**** The input
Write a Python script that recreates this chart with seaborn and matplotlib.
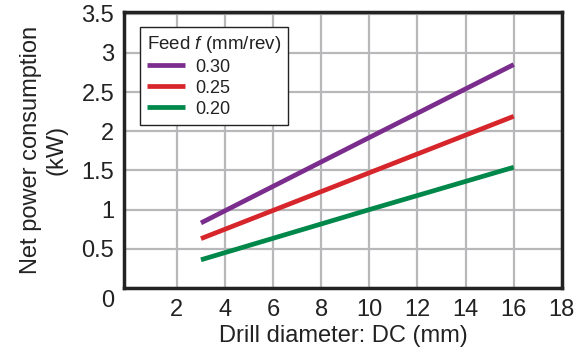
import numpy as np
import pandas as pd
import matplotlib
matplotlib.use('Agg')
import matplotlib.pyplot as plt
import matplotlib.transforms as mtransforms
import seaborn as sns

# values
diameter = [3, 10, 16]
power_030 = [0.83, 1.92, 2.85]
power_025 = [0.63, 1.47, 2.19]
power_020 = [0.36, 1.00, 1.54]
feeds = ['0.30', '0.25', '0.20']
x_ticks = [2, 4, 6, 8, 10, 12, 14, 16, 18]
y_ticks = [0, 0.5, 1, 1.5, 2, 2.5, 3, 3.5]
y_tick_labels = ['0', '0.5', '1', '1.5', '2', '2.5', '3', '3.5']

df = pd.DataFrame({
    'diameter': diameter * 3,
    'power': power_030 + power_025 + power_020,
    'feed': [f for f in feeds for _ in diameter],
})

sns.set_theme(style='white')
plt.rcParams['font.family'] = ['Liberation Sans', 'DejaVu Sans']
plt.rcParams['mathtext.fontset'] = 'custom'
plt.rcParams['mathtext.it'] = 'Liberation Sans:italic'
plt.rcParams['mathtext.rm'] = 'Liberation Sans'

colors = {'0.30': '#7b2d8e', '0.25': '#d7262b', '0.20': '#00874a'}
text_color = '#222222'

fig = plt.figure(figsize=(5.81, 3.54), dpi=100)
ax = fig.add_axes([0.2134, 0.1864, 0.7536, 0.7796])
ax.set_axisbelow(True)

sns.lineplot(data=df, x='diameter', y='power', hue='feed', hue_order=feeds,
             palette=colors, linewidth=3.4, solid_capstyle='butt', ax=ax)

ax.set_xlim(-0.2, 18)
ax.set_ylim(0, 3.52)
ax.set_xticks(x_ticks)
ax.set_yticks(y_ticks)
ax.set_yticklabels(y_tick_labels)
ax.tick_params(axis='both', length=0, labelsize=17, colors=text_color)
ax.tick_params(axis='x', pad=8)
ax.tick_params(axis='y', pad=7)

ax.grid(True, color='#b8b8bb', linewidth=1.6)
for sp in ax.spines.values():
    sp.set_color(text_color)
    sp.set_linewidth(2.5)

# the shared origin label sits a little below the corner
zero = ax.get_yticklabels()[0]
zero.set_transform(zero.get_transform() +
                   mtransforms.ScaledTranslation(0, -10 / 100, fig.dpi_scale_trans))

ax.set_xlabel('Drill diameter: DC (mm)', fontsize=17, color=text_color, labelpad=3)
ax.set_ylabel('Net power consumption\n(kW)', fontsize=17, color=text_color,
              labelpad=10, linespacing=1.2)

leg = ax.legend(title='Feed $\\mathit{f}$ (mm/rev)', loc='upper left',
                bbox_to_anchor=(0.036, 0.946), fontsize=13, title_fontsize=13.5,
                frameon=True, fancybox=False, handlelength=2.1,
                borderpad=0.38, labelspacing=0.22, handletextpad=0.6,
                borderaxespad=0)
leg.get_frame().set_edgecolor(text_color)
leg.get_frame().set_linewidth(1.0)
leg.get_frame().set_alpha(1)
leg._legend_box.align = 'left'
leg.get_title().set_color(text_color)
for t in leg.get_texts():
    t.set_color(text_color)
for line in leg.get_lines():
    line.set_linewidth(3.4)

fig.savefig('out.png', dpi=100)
********
**** The input
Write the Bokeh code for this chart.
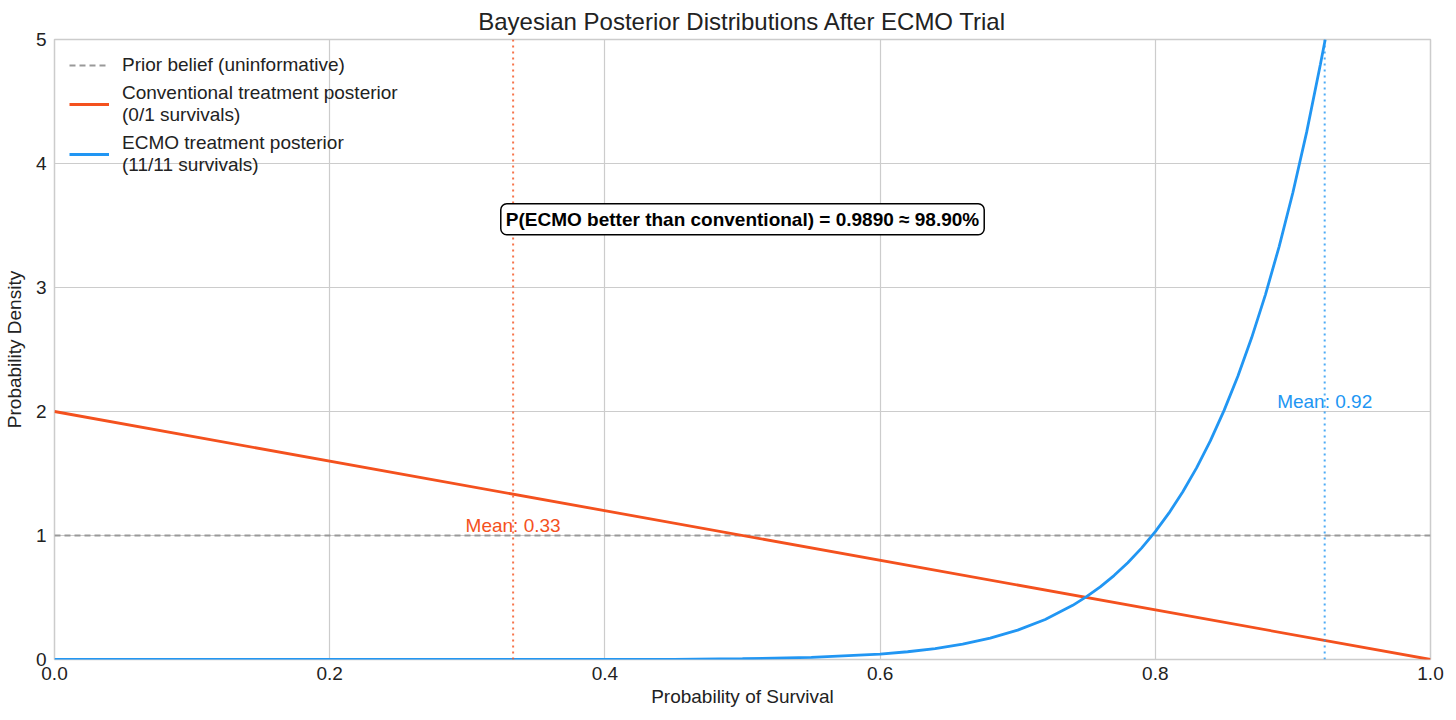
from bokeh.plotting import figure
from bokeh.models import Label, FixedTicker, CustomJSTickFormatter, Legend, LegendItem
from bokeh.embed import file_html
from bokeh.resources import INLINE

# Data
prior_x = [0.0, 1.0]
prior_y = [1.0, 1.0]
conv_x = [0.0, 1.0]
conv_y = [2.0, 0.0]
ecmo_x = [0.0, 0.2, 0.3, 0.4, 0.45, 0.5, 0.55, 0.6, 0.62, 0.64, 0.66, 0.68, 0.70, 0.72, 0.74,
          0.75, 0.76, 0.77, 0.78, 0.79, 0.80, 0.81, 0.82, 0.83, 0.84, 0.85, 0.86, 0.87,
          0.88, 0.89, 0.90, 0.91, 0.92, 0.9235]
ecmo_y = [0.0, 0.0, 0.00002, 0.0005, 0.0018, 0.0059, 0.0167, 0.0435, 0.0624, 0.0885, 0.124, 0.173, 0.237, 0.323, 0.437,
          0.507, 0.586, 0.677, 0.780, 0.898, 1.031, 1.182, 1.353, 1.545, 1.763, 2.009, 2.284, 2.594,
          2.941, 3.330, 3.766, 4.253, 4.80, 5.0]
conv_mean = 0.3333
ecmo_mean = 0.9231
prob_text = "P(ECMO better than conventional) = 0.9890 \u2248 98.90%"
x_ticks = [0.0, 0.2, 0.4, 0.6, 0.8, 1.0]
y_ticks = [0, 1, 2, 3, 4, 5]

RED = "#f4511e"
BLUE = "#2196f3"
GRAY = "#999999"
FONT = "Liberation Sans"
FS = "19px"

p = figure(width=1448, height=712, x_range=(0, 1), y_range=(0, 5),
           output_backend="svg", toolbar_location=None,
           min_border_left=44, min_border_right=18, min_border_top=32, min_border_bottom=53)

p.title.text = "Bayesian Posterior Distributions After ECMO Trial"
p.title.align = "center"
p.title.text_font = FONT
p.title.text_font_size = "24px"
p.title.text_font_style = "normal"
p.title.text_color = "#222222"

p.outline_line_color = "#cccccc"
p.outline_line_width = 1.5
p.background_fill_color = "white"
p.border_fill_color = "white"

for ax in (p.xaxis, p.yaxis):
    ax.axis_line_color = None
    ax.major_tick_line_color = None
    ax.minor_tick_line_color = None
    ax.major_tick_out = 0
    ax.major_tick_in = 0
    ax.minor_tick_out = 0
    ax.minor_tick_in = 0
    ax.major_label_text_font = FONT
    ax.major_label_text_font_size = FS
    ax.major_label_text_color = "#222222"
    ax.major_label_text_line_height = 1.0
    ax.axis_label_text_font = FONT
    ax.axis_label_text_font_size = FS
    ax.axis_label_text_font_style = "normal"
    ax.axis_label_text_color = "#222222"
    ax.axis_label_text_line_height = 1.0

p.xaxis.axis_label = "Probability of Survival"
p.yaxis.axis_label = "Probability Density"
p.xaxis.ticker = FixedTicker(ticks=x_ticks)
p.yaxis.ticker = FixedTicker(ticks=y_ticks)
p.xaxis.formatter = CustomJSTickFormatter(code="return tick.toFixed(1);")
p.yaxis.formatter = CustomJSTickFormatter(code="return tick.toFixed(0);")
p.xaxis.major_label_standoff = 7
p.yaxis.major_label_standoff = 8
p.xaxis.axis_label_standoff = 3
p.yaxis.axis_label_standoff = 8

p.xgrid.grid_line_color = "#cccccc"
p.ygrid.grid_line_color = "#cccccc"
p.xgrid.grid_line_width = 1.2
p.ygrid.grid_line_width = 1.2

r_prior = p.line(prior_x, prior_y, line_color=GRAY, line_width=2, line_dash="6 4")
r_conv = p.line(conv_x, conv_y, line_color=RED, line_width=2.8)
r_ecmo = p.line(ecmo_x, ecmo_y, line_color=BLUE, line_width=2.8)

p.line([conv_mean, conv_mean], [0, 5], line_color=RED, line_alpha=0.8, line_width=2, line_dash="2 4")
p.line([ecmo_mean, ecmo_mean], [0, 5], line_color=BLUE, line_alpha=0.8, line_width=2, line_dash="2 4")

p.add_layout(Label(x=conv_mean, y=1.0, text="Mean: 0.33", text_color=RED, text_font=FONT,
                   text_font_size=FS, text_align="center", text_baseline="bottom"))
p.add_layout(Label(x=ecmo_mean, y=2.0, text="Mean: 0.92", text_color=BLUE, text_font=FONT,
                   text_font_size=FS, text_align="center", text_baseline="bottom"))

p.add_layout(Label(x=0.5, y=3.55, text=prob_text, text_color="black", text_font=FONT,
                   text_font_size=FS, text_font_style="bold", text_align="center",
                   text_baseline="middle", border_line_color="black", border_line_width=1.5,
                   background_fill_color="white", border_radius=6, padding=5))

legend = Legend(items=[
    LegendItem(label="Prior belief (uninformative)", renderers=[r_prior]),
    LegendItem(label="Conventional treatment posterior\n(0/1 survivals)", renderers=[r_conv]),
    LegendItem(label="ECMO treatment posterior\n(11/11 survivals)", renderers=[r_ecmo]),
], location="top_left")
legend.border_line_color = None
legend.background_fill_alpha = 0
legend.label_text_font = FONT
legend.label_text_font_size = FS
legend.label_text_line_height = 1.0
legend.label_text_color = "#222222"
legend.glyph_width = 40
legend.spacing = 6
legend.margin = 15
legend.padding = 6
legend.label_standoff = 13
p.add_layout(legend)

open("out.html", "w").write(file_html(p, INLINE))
********
**** The input
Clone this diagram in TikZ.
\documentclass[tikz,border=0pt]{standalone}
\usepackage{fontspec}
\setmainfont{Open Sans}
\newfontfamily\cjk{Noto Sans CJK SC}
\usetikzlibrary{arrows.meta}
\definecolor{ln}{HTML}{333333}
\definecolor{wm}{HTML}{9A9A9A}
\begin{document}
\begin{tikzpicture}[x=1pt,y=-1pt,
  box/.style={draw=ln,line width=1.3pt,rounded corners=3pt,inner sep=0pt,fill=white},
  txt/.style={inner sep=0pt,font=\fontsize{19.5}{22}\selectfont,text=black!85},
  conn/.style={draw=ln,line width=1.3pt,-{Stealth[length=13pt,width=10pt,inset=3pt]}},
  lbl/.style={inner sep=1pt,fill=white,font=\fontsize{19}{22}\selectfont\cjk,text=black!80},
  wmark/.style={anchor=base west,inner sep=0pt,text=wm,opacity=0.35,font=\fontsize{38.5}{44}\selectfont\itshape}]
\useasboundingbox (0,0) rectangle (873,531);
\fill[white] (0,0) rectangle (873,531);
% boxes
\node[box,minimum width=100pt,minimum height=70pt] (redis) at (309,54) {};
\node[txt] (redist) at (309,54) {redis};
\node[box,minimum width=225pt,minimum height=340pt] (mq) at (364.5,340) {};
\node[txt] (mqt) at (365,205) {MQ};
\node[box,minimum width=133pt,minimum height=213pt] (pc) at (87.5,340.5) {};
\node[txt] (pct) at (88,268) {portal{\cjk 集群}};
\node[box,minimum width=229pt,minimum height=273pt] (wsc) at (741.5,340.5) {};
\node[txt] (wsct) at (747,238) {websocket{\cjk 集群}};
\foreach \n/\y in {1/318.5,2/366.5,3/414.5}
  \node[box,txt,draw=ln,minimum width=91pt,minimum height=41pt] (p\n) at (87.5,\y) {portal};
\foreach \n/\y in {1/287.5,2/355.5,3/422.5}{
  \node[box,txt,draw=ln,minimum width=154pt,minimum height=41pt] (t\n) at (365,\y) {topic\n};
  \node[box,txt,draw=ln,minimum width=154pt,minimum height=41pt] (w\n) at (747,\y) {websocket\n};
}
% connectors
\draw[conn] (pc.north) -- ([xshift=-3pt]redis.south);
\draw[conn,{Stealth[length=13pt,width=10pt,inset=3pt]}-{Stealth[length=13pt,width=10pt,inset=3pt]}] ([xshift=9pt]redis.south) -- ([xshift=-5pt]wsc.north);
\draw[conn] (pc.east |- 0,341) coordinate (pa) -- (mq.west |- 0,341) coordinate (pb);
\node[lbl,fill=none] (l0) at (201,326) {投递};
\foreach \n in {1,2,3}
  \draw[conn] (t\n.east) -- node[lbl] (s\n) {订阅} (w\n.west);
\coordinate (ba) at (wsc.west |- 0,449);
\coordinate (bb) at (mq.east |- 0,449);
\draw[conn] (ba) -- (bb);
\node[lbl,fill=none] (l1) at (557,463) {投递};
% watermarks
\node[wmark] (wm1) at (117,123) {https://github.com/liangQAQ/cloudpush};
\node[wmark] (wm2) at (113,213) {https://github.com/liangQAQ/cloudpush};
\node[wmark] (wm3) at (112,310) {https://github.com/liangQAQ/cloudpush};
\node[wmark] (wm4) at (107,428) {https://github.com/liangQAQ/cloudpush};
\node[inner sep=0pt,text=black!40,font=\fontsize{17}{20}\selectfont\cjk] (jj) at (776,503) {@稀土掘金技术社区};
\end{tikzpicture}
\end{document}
********
▶ _Task to complete_: Show all lines above holding "code".

▶ _Full solution_:
Write the Bokeh code for this chart.
p.xaxis.formatter = CustomJSTickFormatter(code="return tick.toFixed(1);")
p.yaxis.formatter = CustomJSTickFormatter(code="return tick.toFixed(0);")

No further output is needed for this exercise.